I'm starting to testing this out on top of 7.0-rc3...


>  arch/arm64/Kconfig                   |  2 +
>  arch/arm64/include/asm/static_call.h | 40 ++++++++++
>  arch/arm64/kernel/patching.c         | 77 +++++++++++++++++++-
>  arch/arm64/kernel/vmlinux.lds.S      |  1 +
>  4 files changed, 117 insertions(+), 3 deletions(-)
> 
> diff --git a/arch/arm64/Kconfig b/arch/arm64/Kconfig
> index 176d6fddc4f2..ccc33b85769c 100644
> --- a/arch/arm64/Kconfig
> +++ b/arch/arm64/Kconfig
> @@ -193,6 +193,8 @@ config ARM64
>  	select HAVE_PERF_USER_STACK_DUMP
>  	select HAVE_REGS_AND_STACK_ACCESS_API
>  	select HAVE_POSIX_CPU_TIMERS_TASK_WORK
> +	# https://github.com/ClangBuiltLinux/linux/issues/1354
> +	select HAVE_STATIC_CALL if !LTO_CLANG_THIN || CLANG_VERSION >= 130000

I got a circular dependency error on this...

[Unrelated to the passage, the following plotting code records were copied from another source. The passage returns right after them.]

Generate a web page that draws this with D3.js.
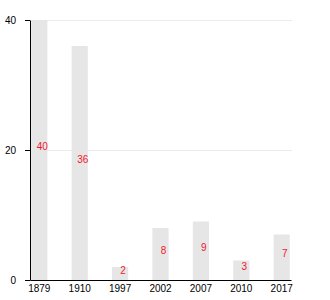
<!DOCTYPE html>
<html>
<head>
<meta charset="utf-8">
<script src="https://cdn.jsdelivr.net/npm/d3@7"></script>
<style>
    body { margin: 0; background: #fff; }
    svg { display: block; font-family: "Liberation Sans", Arial, sans-serif; }
    .grid line { stroke: #ececec; }
    .axis path, .axis line { stroke: #000; }
    .axis text { font-size: 10px; fill: #000; }
</style>
</head>
<body>
<div id="chart"></div>
<script>
/*
 * Chart data.
 */
var years = ['1879', '1910', '1997', '2002', '2007', '2010', '2017'];
var counts = [40, 36, 2, 8, 9, 3, 7];
var yTicks = [0, 20, 40];

var width = 330,
    height = 300,
    margin = {top: 20, right: 39, bottom: 20, left: 30};

var svg = d3.select('#chart').append('svg')
    .attr('width', width)
    .attr('height', height);

var x = d3.scaleBand()
    .domain(years)
    .range([margin.left, width - margin.right])
    .paddingInner(0.6)
    .paddingOuter(0.03);

var y = d3.scaleLinear()
    .domain([0, 40])
    .range([height - margin.bottom, margin.top]);

/*
 * Horizontal grid lines.
 */
svg.append('g')
    .attr('class', 'grid')
    .selectAll('line')
    .data(yTicks.filter(d => d > 0))
    .join('line')
    .attr('x1', margin.left)
    .attr('x2', width - margin.right + 1)
    .attr('y1', d => y(d) + 0.5)
    .attr('y2', d => y(d) + 0.5);

/*
 * Bars.
 */
svg.append('g')
    .selectAll('rect')
    .data(counts)
    .join('rect')
    .attr('x', (d, i) => x(years[i]))
    .attr('y', d => y(d))
    .attr('width', x.bandwidth())
    .attr('height', d => y(0) - y(d))
    .attr('fill', '#e6e6e6');

/*
 * Value labels, baseline at the middle of each bar.
 */
svg.append('g')
    .selectAll('text')
    .data(counts)
    .join('text')
    .attr('x', (d, i) => x(years[i]) + x.bandwidth() / 2 + 3)
    .attr('y', d => (y(d) + y(0)) / 2)
    .attr('text-anchor', 'middle')
    .attr('font-size', 10)
    .attr('fill', '#f0192f')
    .text(d => d);

/*
 * Axes.
 */
svg.append('g')
    .attr('class', 'axis')
    .attr('transform', 'translate(0,' + y(0) + ')')
    .call(d3.axisBottom(x).tickSize(0).tickPadding(4.5).tickSizeOuter(0));

svg.append('g')
    .attr('class', 'axis')
    .attr('transform', 'translate(' + margin.left + ',0)')
    .call(d3.axisLeft(y).tickValues(yTicks).tickSize(5).tickPadding(9).tickSizeOuter(0));
</script>
</body>
</html>
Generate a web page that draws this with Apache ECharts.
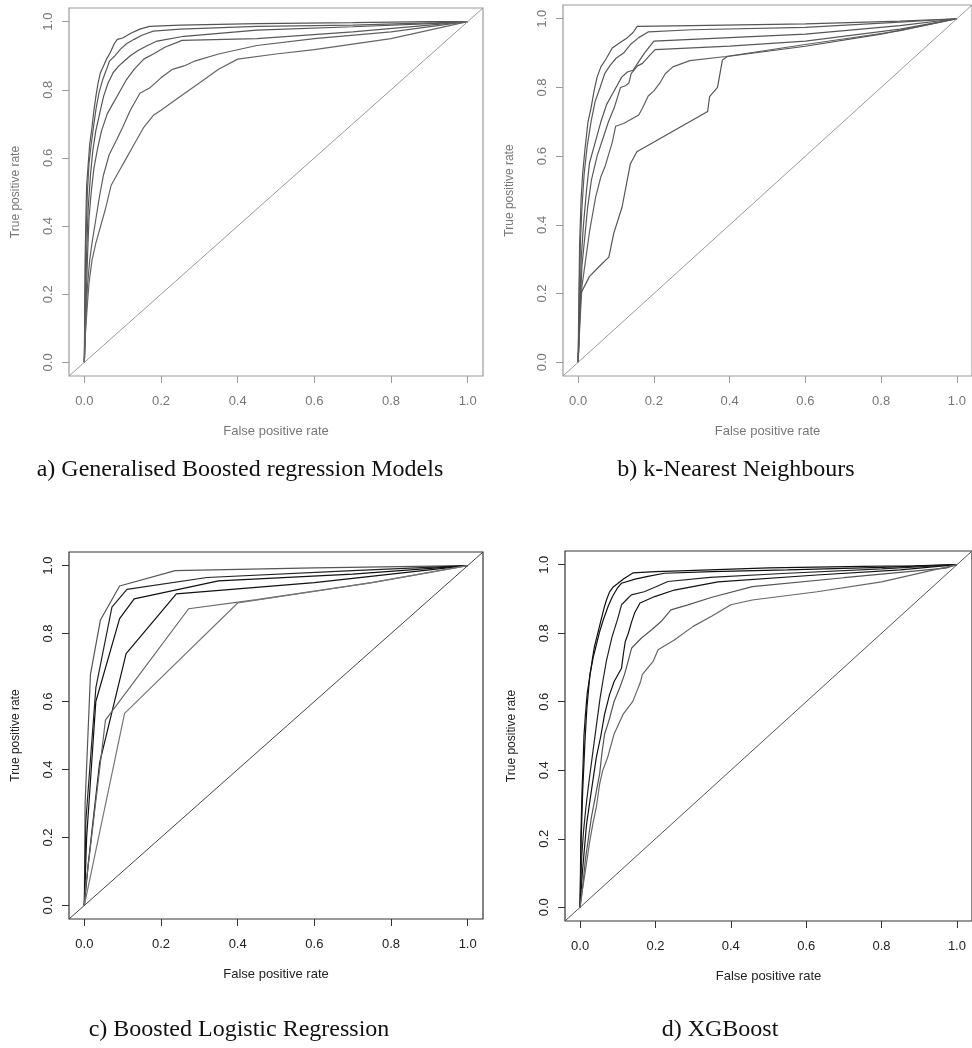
<!DOCTYPE html>
<html>
<head>
<meta charset="utf-8">
<script src="https://cdn.jsdelivr.net/npm/echarts@6/dist/echarts.min.js"></script>
<style>
  html, body { margin: 0; padding: 0; background: #fff; }
  #main { width: 972px; height: 1048px; }
</style>
</head>
<body>
<div id="main"></div>
<script>
  // 刻度
  var tickValues = [0, 0.2, 0.4, 0.6, 0.8, 1.0];
  var diagonal = [[-0.04, -0.04], [1.04, 1.04]];

  // a) GBM
  var gbmCurves = [
    [[0,0],[0.001,0.15],[0.002,0.3],[0.004,0.42],[0.006,0.52],[0.01,0.58],[0.014,0.64],[0.02,0.69],[0.024,0.73],[0.03,0.78],[0.036,0.82],[0.042,0.85],[0.05,0.87],[0.058,0.89],[0.068,0.91],[0.078,0.935],[0.086,0.948],[0.1,0.952],[0.12,0.965],[0.145,0.978],[0.17,0.986],[0.25,0.99],[0.45,0.994],[0.7,0.997],[0.9,1],[1,1]],
    [[0,0],[0.002,0.2],[0.004,0.35],[0.008,0.5],[0.012,0.58],[0.018,0.64],[0.025,0.7],[0.03,0.74],[0.038,0.79],[0.048,0.83],[0.058,0.86],[0.066,0.885],[0.08,0.9],[0.095,0.92],[0.11,0.935],[0.13,0.948],[0.15,0.96],[0.18,0.972],[0.25,0.978],[0.45,0.986],[0.7,0.99],[0.92,0.997],[1,1]],
    [[0,0],[0.003,0.18],[0.006,0.32],[0.01,0.45],[0.016,0.55],[0.022,0.62],[0.03,0.68],[0.04,0.73],[0.05,0.78],[0.062,0.82],[0.075,0.85],[0.09,0.87],[0.105,0.885],[0.12,0.9],[0.14,0.915],[0.165,0.93],[0.19,0.943],[0.26,0.957],[0.45,0.975],[0.7,0.985],[0.92,0.995],[1,1]],
    [[0,0],[0.004,0.15],[0.008,0.3],[0.012,0.42],[0.018,0.5],[0.025,0.57],[0.035,0.63],[0.045,0.68],[0.06,0.73],[0.075,0.76],[0.09,0.79],[0.11,0.83],[0.13,0.86],[0.155,0.89],[0.18,0.905],[0.21,0.925],[0.255,0.945],[0.45,0.95],[0.7,0.97],[0.9,0.99],[1,1]],
    [[0,0],[0.004,0.12],[0.008,0.22],[0.014,0.3],[0.02,0.35],[0.03,0.42],[0.04,0.49],[0.05,0.55],[0.065,0.61],[0.085,0.655],[0.1,0.69],[0.12,0.74],[0.145,0.79],[0.17,0.805],[0.2,0.835],[0.23,0.86],[0.26,0.87],[0.29,0.885],[0.35,0.905],[0.45,0.93],[0.6,0.95],[0.8,0.97],[1,1]],
    [[0,0],[0.003,0.09],[0.008,0.17],[0.012,0.23],[0.02,0.3],[0.03,0.35],[0.04,0.39],[0.055,0.45],[0.07,0.52],[0.09,0.56],[0.105,0.59],[0.13,0.64],[0.155,0.69],[0.18,0.725],[0.2,0.74],[0.25,0.78],[0.3,0.82],[0.35,0.86],[0.4,0.89],[0.5,0.905],[0.6,0.918],[0.8,0.95],[1,1]]
  ];

  // b) kNN
  var knnCurves = [
    [[0,0],[0.002,0.2],[0.004,0.35],[0.008,0.48],[0.012,0.55],[0.018,0.62],[0.026,0.7],[0.034,0.74],[0.042,0.79],[0.05,0.83],[0.06,0.86],[0.072,0.88],[0.09,0.915],[0.11,0.93],[0.13,0.945],[0.145,0.96],[0.156,0.978],[0.3,0.98],[0.6,0.985],[0.85,0.993],[1,1]],
    [[0,0],[0.003,0.2],[0.006,0.35],[0.01,0.45],[0.016,0.55],[0.024,0.63],[0.034,0.7],[0.045,0.76],[0.058,0.8],[0.07,0.84],[0.085,0.865],[0.1,0.885],[0.12,0.9],[0.138,0.925],[0.16,0.945],[0.186,0.962],[0.3,0.968],[0.6,0.975],[0.85,0.99],[1,1]],
    [[0,0],[0.004,0.15],[0.008,0.3],[0.014,0.4],[0.022,0.5],[0.03,0.58],[0.045,0.64],[0.06,0.7],[0.075,0.75],[0.09,0.78],[0.1,0.8],[0.115,0.83],[0.13,0.845],[0.145,0.85],[0.16,0.875],[0.175,0.9],[0.2,0.935],[0.3,0.94],[0.6,0.955],[0.85,0.98],[1,1]],
    [[0,0],[0.005,0.15],[0.01,0.28],[0.018,0.37],[0.025,0.45],[0.035,0.53],[0.05,0.6],[0.065,0.65],[0.08,0.7],[0.095,0.74],[0.112,0.8],[0.125,0.805],[0.134,0.813],[0.14,0.84],[0.156,0.862],[0.17,0.87],[0.19,0.895],[0.203,0.91],[0.4,0.92],[0.6,0.935],[0.85,0.97],[1,1]],
    [[0,0],[0.005,0.12],[0.01,0.22],[0.02,0.3],[0.03,0.38],[0.046,0.48],[0.06,0.54],[0.072,0.573],[0.09,0.64],[0.099,0.687],[0.12,0.695],[0.16,0.72],[0.17,0.74],[0.185,0.775],[0.2,0.79],[0.217,0.815],[0.23,0.84],[0.25,0.86],[0.295,0.878],[0.39,0.89],[0.6,0.925],[0.85,0.965],[1,1]],
    [[0,0],[0.003,0.1],[0.007,0.2],[0.03,0.25],[0.055,0.278],[0.081,0.306],[0.094,0.375],[0.116,0.452],[0.138,0.578],[0.155,0.613],[0.342,0.73],[0.347,0.773],[0.368,0.8],[0.381,0.88],[0.394,0.89],[0.6,0.92],[0.8,0.955],[1,1]]
  ];

  // c) Boosted Logistic Regression
  var logitCurves = [
    [[0,0],[0.002,0.3],[0.016,0.68],[0.042,0.84],[0.092,0.94],[0.237,0.985],[0.6,0.993],[1,1]],
    [[0,0],[0.004,0.25],[0.03,0.64],[0.072,0.878],[0.111,0.93],[0.32,0.965],[0.7,0.985],[1,1]],
    [[0,0],[0.006,0.2],[0.03,0.6],[0.092,0.844],[0.13,0.902],[0.35,0.955],[0.7,0.975],[1,1]],
    [[0,0],[0.01,0.12],[0.04,0.42],[0.109,0.741],[0.24,0.917],[0.6,0.95],[1,1]],
    [[0,0],[0.003,0.05],[0.055,0.545],[0.272,0.873],[0.45,0.9],[0.75,0.95],[1,1]],
    [[0,0],[0.105,0.565],[0.4,0.89],[0.75,0.95],[1,1]]
  ];

  // d) XGBoost
  var xgbCurves = [
    [[0,0],[0.002,0.2],[0.005,0.335],[0.008,0.42],[0.0103,0.5],[0.014,0.56],[0.019,0.625],[0.024,0.66],[0.032,0.72],[0.038,0.76],[0.049,0.809],[0.056,0.84],[0.064,0.875],[0.07,0.897],[0.078,0.92],[0.088,0.935],[0.1,0.945],[0.115,0.958],[0.14,0.976],[0.2,0.98],[0.284,0.983],[0.5,0.991],[0.75,0.995],[0.887,0.997],[1,1]],
    [[0,0],[0.003,0.2],[0.007,0.34],[0.013,0.485],[0.018,0.58],[0.026,0.679],[0.035,0.73],[0.044,0.77],[0.052,0.805],[0.062,0.84],[0.075,0.88],[0.086,0.907],[0.098,0.93],[0.11,0.946],[0.146,0.958],[0.18,0.966],[0.224,0.975],[0.35,0.98],[0.55,0.985],[0.8,0.992],[1,1]],
    [[0,0],[0.004,0.14],[0.009,0.22],[0.0155,0.292],[0.024,0.37],[0.032,0.437],[0.042,0.52],[0.053,0.61],[0.062,0.67],[0.07,0.72],[0.085,0.79],[0.099,0.839],[0.11,0.883],[0.125,0.9],[0.136,0.912],[0.17,0.921],[0.2,0.935],[0.233,0.951],[0.345,0.963],[0.55,0.975],[0.8,0.988],[1,1]],
    [[0,0],[0.006,0.1],[0.0172,0.243],[0.03,0.34],[0.043,0.437],[0.055,0.5],[0.065,0.563],[0.078,0.62],[0.0904,0.659],[0.11,0.698],[0.115,0.74],[0.12,0.776],[0.128,0.8],[0.137,0.834],[0.145,0.86],[0.159,0.888],[0.198,0.907],[0.25,0.926],[0.366,0.95],[0.628,0.97],[0.85,0.985],[1,1]],
    [[0,0],[0.007,0.06],[0.0138,0.137],[0.022,0.2],[0.0301,0.263],[0.04,0.32],[0.052,0.39],[0.058,0.45],[0.065,0.505],[0.078,0.55],[0.09,0.6],[0.105,0.64],[0.118,0.68],[0.128,0.72],[0.137,0.757],[0.163,0.786],[0.19,0.81],[0.215,0.834],[0.241,0.868],[0.284,0.882],[0.35,0.905],[0.457,0.936],[0.7,0.962],[0.97,0.99],[1,1]],
    [[0,0],[0.006,0.05],[0.0129,0.098],[0.026,0.195],[0.035,0.25],[0.043,0.292],[0.052,0.36],[0.06,0.399],[0.073,0.437],[0.09,0.505],[0.114,0.563],[0.14,0.601],[0.161,0.66],[0.165,0.679],[0.194,0.718],[0.207,0.752],[0.25,0.78],[0.3,0.82],[0.35,0.85],[0.4,0.883],[0.457,0.897],[0.629,0.921],[0.8,0.95],[1,1]]
  ];

  var captions = ['a) Generalised Boosted regression Models', 'b) k-Nearest Neighbours', 'c) Boosted Logistic Regression', 'd) XGBoost'];

  // 面板布局
  var panels = [
    { curves: gbmCurves, left: 69, top: 8, width: 414, height: 368, frame: '#9a9a9a', text: '#777', colors: ['#555','#5a5a5a','#555','#5a5a5a','#606060','#666'], diag: '#9a9a9a', capX: 240, capY: 470 },
    { curves: knnCurves, left: 563, top: 5, width: 414, height: 371, frame: '#9a9a9a', text: '#777', colors: ['#555','#5a5a5a','#555','#5a5a5a','#606060','#555'], diag: '#9a9a9a', capX: 736, capY: 470 },
    { curves: logitCurves, left: 69, top: 552, width: 414, height: 367, frame: '#333', text: '#222', colors: ['#555','#222','#111','#111','#666','#777'], diag: '#444', capX: 239, capY: 1030 },
    { curves: xgbCurves, left: 565, top: 551, width: 418, height: 370, frame: '#333', text: '#222', colors: ['#111','#111','#222','#111','#555','#666'], diag: '#555', capX: 720, capY: 1030 }
  ];

  var myChart = echarts.init(document.getElementById('main'));
  var grids = [], xAxes = [], yAxes = [], series = [], graphics = [];

  panels.forEach(function (p, i) {
    grids.push({ left: p.left, top: p.top, width: p.width, height: p.height, show: true, borderColor: p.frame, borderWidth: 1.2, backgroundColor: 'transparent' });
    var labelStyle = { color: p.text, fontFamily: 'Liberation Sans', fontSize: 13 };
    xAxes.push({
      gridIndex: i, type: 'value', min: -0.04, max: 1.04,
      name: 'False positive rate', nameLocation: 'middle', nameGap: 49,
      nameTextStyle: labelStyle,
      axisLine: { show: false, onZero: false },
      axisTick: { show: true, length: 7, customValues: tickValues, lineStyle: { color: p.frame } },
      axisLabel: Object.assign({ margin: 19, customValues: tickValues, formatter: function (v) { return v.toFixed(1); } }, labelStyle),
      splitLine: { show: false }
    });
    yAxes.push({
      gridIndex: i, type: 'value', min: -0.04, max: 1.04,
      name: 'True positive rate', nameLocation: 'middle', nameGap: 47, nameRotate: 90,
      nameTextStyle: Object.assign({}, labelStyle, { fontSize: 12 }),
      axisLine: { show: false, onZero: false },
      axisTick: { show: true, length: 7, customValues: tickValues, lineStyle: { color: p.frame } },
      axisLabel: Object.assign({ margin: 14, rotate: 90, customValues: tickValues, formatter: function (v) { return v.toFixed(1); } }, labelStyle),
      splitLine: { show: false }
    });
    p.curves.forEach(function (c, k) {
      series.push({
        type: 'line', xAxisIndex: i, yAxisIndex: i, data: c, showSymbol: false, silent: true,
        lineStyle: { color: p.colors[k], width: 1.2 }
      });
    });
    series.push({
      type: 'line', xAxisIndex: i, yAxisIndex: i, data: diagonal, showSymbol: false, silent: true,
      lineStyle: { color: p.diag, width: 1 }
    });
    graphics.push({
      type: 'text', x: p.capX, y: p.capY,
      style: { text: captions[i], fill: '#111', font: '24px "Liberation Serif"', textAlign: 'center', textVerticalAlign: 'middle' }
    });
  });

  myChart.setOption({
    animation: false,
    grid: grids,
    xAxis: xAxes,
    yAxis: yAxes,
    series: series,
    graphic: graphics
  });
</script>
</body>
</html>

  error: recursive dependency detected!
	symbol GCOV_KERNEL depends on DEBUG_FS
	symbol DEBUG_FS is selected by GPIO_VIRTUSER
	symbol GPIO_VIRTUSER depends on GPIOLIB
	symbol GPIOLIB is selected by CEC_GPIO
	symbol CEC_GPIO depends on PREEMPTION
	symbol PREEMPTION is selected by PREEMPT_BUILD
	symbol PREEMPT_BUILD is selected by PREEMPT_DYNAMIC
	symbol PREEMPT_DYNAMIC depends on HAVE_PREEMPT_DYNAMIC
	symbol HAVE_PREEMPT_DYNAMIC is selected by HAVE_PREEMPT_DYNAMIC_CALL
	symbol HAVE_PREEMPT_DYNAMIC_CALL depends on HAVE_STATIC_CALL
	symbol HAVE_STATIC_CALL is selected by LTO_CLANG_THIN
	symbol LTO_CLANG_THIN is part of choice block at arch/Kconfig:817
	symbol <choice> unknown is visible depending on LTO_CLANG_FULL
	symbol LTO_CLANG_FULL prompt is visible depending on HAS_LTO_CLANG
	symbol HAS_LTO_CLANG depends on GCOV_KERNEL

...so I just dropped the checks altogether for now.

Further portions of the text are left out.